Mod 5: Rubrics: Fair for Everyone! Assessment


monks standing in a line in golden robes

​Rubrics. They are expectations, aren't they? Expectations about what we want our students to learn. The clearer the expectation, the easier it is for students to know what their teacher expects from them.

This is a very fair system, is it not?

The whole question of expectations can be a fraught one, though, depending on whether the expectations are stated or unstated, basically. I once knew a minister who was having difficulty, as many ministers do, with the question in his church of Who was his boss? His perspective was that God is his boss. The church council's perspective was that they were his boss. And there was the rub: He kept getting confused about what was expected of him. The council hadn't made it clear from the outset that they expected him to obey them more than his conception of what God was telling him to do! Isn't this interesting? The church council hires a minister and then expects him/her to do as they say; but apparently the church council believes in God, right? But their interests really are not always theological; many times a church council's interests are budgetary, or may be motivated by other expectations than theological.

So what's a minister to do? My minister friend told me that he liked it better when he was a military chaplain because his bosses there wore their authority on their sleeves, literally - everything was perfectly clear. There were no nuances of authority; its gradations in the military were starkly clear and evident to everybody within its system.

He liked it when the expectations for him were clear.

He didn't like having to wrestle with questions where the lines of authority were murky; he wanted to do his job, which in his understanding was working for God. But the church council was saying, no, you work for us. And who are you to determine what God's will is for you, anyway? So off on a theological tangent which we will end here.

Point being, clarity is the most important quality of a good rubric. Clarity of expectations.

Expectations is a loaded word, really, because we have learned that having expectations of others socially is not a healthy thing, that it's best to allow people to be who they are and such. I don't know about that; I think it's pretty clear that, as Dr. Phil said, we train people how to treat us. If we fully expect to be treated respectfully, chances are high that we will be or we simply won't hang out with that person. If we expect to be down-trodden, chances are high that we will be tread on and treated disrespectfully. I think there's a balance to be aimed at socially here between allowing and expectations.

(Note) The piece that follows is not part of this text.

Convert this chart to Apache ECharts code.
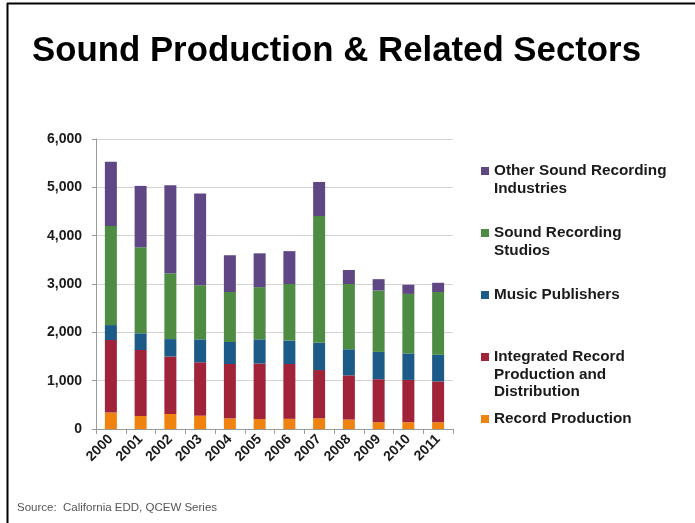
<!DOCTYPE html>
<html>
<head>
<meta charset="utf-8">
<script src="https://cdn.jsdelivr.net/npm/echarts@6/dist/echarts.min.js"></script>
<style>
html,body{margin:0;padding:0;background:#fff;}
#chart{width:695px;height:523px;}
</style>
</head>
<body>
<div id="chart"></div>
<script>
const years = ['2000','2001','2002','2003','2004','2005','2006','2007','2008','2009','2010','2011'];
const recordProduction = [340, 270, 310, 275, 220, 205, 210, 220, 195, 140, 140, 140];
const integratedRecord = [1500, 1365, 1190, 1105, 1125, 1150, 1135, 1000, 915, 890, 875, 845];
const musicPublishers = [310, 345, 360, 475, 455, 500, 485, 565, 540, 565, 550, 550];
const soundStudios = [2050, 1780, 1365, 1120, 1035, 1080, 1170, 2620, 1350, 1270, 1230, 1300];
const otherSound = [1330, 1270, 1820, 1900, 760, 700, 680, 705, 290, 235, 190, 190];
const yTicks = {min: 0, max: 6000, interval: 1000};

const names = ['Record Production','Integrated Record Production and Distribution','Music Publishers','Sound Recording Studios','Other Sound Recording Industries'];
const labels = {
  'Other Sound Recording Industries': 'Other Sound Recording\nIndustries',
  'Sound Recording Studios': 'Sound Recording\nStudios',
  'Music Publishers': 'Music Publishers',
  'Integrated Record Production and Distribution': 'Integrated Record\nProduction and\nDistribution',
  'Record Production': 'Record Production'
};
const colors = ['#F0820F', '#A1233A', '#1C5A87', '#4E8C44', '#5F4786'];
const dataArr = [recordProduction, integratedRecord, musicPublishers, soundStudios, otherSound];
const LH = 17.5;
const FONT = '"Liberation Sans", Arial, sans-serif';

// legend entries (first-line centers)
const legendCenters = {
  'Other Sound Recording Industries': 171,
  'Sound Recording Studios': 233,
  'Music Publishers': 295,
  'Integrated Record Production and Distribution': 357,
  'Record Production': 419
};
const legends = Object.keys(legendCenters).map(function (n) {
  const lines = labels[n].split('\n').length;
  const H = (2 * lines - 1) * LH;
  return {
    data: [n],
    left: 481,
    top: legendCenters[n] - H / 2,
    padding: 0,
    orient: 'vertical',
    itemWidth: 8,
    itemHeight: 8,
    itemGap: 0,
    icon: 'rect',
    selectedMode: false,
    formatter: function (name) {
      const l = labels[name].split('\n').length;
      return '\u00a0\n'.repeat(l - 1) + labels[name];
    },
    textStyle: {
      fontFamily: FONT,
      fontSize: 15.3,
      fontWeight: 'bold',
      color: '#1a1a1a',
      lineHeight: LH
    }
  };
});

const series = names.map(function (n, i) {
  return {
    name: n,
    type: 'bar',
    stack: 'total',
    barWidth: 12,
    data: dataArr[i],
    itemStyle: {color: colors[i]},
    emphasis: {disabled: true}
  };
});

const chart = echarts.init(document.getElementById('chart'), null, {renderer: 'canvas'});
chart.setOption({
  animation: false,
  backgroundColor: '#ffffff',
  color: colors,
  title: {
    text: 'Sound Production & Related Sectors',
    left: 27,
    top: 29,
    textStyle: {fontFamily: FONT, fontSize: 34.8, fontWeight: 'bold', color: '#000'}
  },
  legend: legends,
  grid: {left: 96, right: 242, top: 139, bottom: 94, containLabel: false},
  xAxis: {
    type: 'category',
    data: years,
    axisLine: {lineStyle: {color: '#9a9a9a', width: 1}},
    axisTick: {show: true, length: 5, alignWithLabel: false, lineStyle: {color: '#9a9a9a'}},
    axisLabel: {
      rotate: 45,
      margin: 8,
      interval: 0,
      fontFamily: FONT,
      fontSize: 14,
      fontWeight: 'bold',
      color: '#1a1a1a'
    }
  },
  yAxis: {
    type: 'value',
    min: yTicks.min,
    max: yTicks.max,
    interval: yTicks.interval,
    axisLine: {show: true, lineStyle: {color: '#9a9a9a', width: 1}},
    axisTick: {show: true, length: 4, lineStyle: {color: '#9a9a9a'}},
    splitLine: {lineStyle: {color: '#d4d4d4', width: 1}},
    axisLabel: {
      margin: 14,
      fontFamily: FONT,
      fontSize: 14,
      fontWeight: 'bold',
      color: '#1a1a1a',
      formatter: function (v) { return v.toLocaleString('en-US'); }
    }
  },
  graphic: [
    {type: 'line', shape: {x1: 7.5, y1: 3, x2: 7.5, y2: 523}, style: {stroke: '#000', lineWidth: 2}},
    {type: 'line', shape: {x1: 7, y1: 3.5, x2: 695, y2: 3.5}, style: {stroke: '#000', lineWidth: 2}},
    {type: 'text', left: 17, top: 502, style: {text: 'Source:  California EDD, QCEW Series', font: '11.5px ' + FONT, fill: '#555'}}
  ],
  series: series
});
</script>
</body>
</html>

The real problem with expectations arises when expectations are not clear, and are not stated out loud, because then you have the problem of co-dependence. Co-dependence happens when people hang out with each other because they get certain things from the other person but never acknowledge that causal relationship! For instance, if a rich older man and a young gorgeous woman get married, their relationship is probably going to be a lot better if they are both clear that: a) they are together because they like what they get from each other, i.e. money for beauty for money; or b) they are together because they love each other and the money and beauty are incidental to their relationship. If they're both clear about their expectations about each other, they'll probably do very well. If, however, they are not clear and the unspoken trade-off is never acknowledged, their relationship will probably be co-dependent and troubled with a lot of dark, unacknowledged expectations. In other words, the rules of their relationship will not be clear to both of them and therefore will not be able to be negotiated.

So. Clear expectations are healthy all the way around, basically.

With young students in a classroom, an expectation might be that you want them to behave themselves; but a rubric could express the expectations for behavior very clearly and specifically and so make them easier for students to honor. If one student is very popular and makes a joke and everybody laughs, but another student gets in trouble for making a joke because he interrupted to tell the joke, the expectation not to interrupt is the reason the second student got in trouble, right? But if that expectation is not stated and fully acknowledged in the classroom, that the teacher does not like people to interrupt her or each other, the second student might not understand he got in trouble for interrupting; he might believe he got in trouble because he's not as popular as the first student. Unclarity, see? There's the rub. But a clear rubric could solve this problem (so there aren't any rubs anymore; just rubrics. :)

A rubric for behavior in this classroom could have as a criteria "Respectful speaking" and the expectations could run along the gamut of "Everyone will take turns speaking so nobody interrupts another." This would be a very clear expectation that the teacher and students had hopefully negotiated together based on their commonly held beliefs and standards, including their commonly held belief that rules are necessary; but that is a topic for another day. Another topic is to make sure every single standard in the rubric is non-judgmental so nobody gets hurt. In any case, rubrics are best when expressing crystal-clear expectations. They are public documents that everyone understands because the standards are so clear. And hopefully, everyone is held to the same standards.

This way everybody knows what the rules are.